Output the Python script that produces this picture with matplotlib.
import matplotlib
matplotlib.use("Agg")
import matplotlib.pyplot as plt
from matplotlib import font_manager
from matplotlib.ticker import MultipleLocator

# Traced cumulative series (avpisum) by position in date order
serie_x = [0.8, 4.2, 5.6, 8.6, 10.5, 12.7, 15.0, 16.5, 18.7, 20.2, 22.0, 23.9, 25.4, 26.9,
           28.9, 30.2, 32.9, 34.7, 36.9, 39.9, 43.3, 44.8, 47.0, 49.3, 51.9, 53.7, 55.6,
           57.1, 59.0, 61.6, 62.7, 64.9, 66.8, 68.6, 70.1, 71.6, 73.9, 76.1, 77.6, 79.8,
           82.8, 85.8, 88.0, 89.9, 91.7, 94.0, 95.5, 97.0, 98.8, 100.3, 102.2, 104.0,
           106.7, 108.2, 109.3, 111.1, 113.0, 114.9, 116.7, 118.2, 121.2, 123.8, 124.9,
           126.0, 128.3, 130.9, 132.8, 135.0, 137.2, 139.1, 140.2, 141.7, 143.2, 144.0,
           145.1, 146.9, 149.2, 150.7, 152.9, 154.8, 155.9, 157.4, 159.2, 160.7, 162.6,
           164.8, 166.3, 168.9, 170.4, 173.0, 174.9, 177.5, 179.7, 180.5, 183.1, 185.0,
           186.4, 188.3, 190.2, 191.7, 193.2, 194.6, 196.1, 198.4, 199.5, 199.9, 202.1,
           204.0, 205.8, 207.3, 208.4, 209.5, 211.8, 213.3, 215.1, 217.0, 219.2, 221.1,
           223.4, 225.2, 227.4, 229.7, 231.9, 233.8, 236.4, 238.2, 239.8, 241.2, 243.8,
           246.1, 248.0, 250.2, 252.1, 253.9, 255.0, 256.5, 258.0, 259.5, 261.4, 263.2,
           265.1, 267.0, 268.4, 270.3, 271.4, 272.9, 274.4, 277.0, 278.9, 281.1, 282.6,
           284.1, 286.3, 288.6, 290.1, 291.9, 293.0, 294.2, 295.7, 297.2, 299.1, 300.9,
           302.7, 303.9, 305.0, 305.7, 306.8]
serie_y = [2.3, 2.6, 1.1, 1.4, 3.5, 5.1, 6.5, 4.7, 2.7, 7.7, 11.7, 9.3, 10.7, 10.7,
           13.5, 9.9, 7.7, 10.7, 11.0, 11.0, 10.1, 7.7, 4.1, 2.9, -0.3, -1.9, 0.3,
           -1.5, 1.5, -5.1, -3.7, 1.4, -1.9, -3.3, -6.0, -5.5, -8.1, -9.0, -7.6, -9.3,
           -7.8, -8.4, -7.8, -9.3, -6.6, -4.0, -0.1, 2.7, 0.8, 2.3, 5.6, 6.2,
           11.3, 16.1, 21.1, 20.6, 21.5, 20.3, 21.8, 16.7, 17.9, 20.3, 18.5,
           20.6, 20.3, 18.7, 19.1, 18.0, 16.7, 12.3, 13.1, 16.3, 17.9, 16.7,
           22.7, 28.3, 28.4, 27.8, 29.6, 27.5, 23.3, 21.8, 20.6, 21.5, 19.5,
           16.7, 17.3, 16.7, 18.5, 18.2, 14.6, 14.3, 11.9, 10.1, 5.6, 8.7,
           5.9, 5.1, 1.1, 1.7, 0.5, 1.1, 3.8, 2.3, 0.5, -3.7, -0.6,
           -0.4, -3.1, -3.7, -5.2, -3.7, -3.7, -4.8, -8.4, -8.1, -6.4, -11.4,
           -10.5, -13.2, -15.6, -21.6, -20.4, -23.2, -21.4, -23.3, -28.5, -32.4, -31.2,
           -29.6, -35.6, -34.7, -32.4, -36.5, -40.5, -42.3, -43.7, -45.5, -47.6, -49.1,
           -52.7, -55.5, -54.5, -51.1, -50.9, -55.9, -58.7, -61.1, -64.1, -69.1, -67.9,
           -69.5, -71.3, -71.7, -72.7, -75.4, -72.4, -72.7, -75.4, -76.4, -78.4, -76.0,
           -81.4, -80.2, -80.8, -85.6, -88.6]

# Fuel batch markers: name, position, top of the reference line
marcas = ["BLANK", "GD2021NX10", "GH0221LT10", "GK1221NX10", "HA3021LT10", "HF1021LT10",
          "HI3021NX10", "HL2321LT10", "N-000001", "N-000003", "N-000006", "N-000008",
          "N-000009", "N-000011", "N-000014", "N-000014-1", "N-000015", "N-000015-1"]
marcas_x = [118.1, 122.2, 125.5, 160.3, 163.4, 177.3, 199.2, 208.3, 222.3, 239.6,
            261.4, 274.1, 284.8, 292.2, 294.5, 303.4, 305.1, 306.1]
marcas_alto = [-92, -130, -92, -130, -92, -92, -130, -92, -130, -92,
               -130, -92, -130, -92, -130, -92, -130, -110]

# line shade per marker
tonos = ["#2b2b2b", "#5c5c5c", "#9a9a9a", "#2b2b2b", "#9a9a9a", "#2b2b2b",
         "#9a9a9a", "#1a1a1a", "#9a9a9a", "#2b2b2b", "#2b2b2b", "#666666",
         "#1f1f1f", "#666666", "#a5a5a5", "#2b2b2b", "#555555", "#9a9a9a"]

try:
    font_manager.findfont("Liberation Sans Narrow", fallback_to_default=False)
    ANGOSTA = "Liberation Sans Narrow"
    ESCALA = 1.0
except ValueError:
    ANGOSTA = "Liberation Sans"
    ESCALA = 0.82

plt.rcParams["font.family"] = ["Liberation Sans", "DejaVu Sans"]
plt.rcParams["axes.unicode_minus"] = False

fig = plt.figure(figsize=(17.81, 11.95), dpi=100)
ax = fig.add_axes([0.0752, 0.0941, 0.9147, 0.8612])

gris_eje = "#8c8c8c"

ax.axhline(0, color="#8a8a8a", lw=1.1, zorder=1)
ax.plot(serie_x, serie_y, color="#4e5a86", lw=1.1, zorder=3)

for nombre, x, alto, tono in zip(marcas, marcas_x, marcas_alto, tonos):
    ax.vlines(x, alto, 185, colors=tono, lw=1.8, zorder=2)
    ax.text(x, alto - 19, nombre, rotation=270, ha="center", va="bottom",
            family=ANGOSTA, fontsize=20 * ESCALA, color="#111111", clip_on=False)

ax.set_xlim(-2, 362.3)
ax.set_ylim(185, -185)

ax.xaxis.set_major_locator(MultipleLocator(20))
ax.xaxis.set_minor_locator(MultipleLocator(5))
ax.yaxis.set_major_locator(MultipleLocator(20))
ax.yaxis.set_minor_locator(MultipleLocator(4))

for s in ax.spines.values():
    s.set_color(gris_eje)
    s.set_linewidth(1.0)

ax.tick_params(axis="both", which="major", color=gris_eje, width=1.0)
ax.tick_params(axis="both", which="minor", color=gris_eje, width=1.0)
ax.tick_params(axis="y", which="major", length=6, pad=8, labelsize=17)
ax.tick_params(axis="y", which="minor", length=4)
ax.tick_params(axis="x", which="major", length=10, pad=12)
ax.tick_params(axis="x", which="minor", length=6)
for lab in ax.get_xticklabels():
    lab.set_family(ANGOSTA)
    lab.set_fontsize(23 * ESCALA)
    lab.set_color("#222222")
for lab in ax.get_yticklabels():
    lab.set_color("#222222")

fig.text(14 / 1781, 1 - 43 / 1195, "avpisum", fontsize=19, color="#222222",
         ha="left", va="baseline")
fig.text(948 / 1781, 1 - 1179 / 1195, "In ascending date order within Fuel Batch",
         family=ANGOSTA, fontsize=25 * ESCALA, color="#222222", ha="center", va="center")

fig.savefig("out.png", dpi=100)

--

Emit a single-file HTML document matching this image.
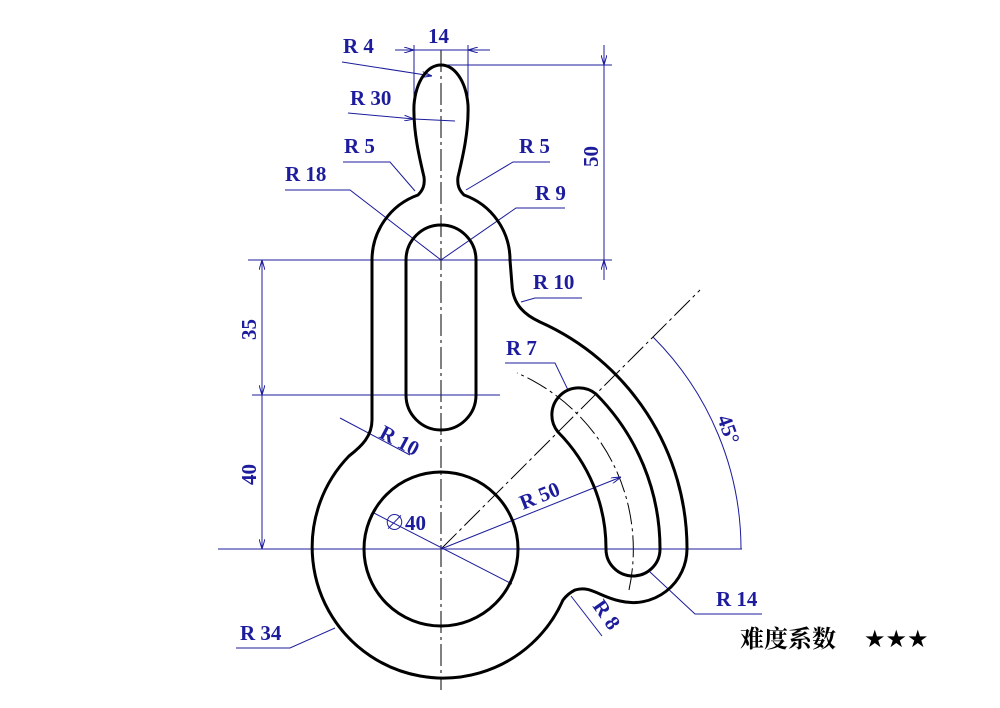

> **Short exercise**
Quote the data above from the line containing "Output the Python" to the line containing "from matplotlib.ticker import MultipleLocator", inclusive, and stop.

> **Output for this task**
Output the Python script that produces this picture with matplotlib.
import matplotlib
matplotlib.use("Agg")
import matplotlib.pyplot as plt
from matplotlib import font_manager
from matplotlib.ticker import MultipleLocator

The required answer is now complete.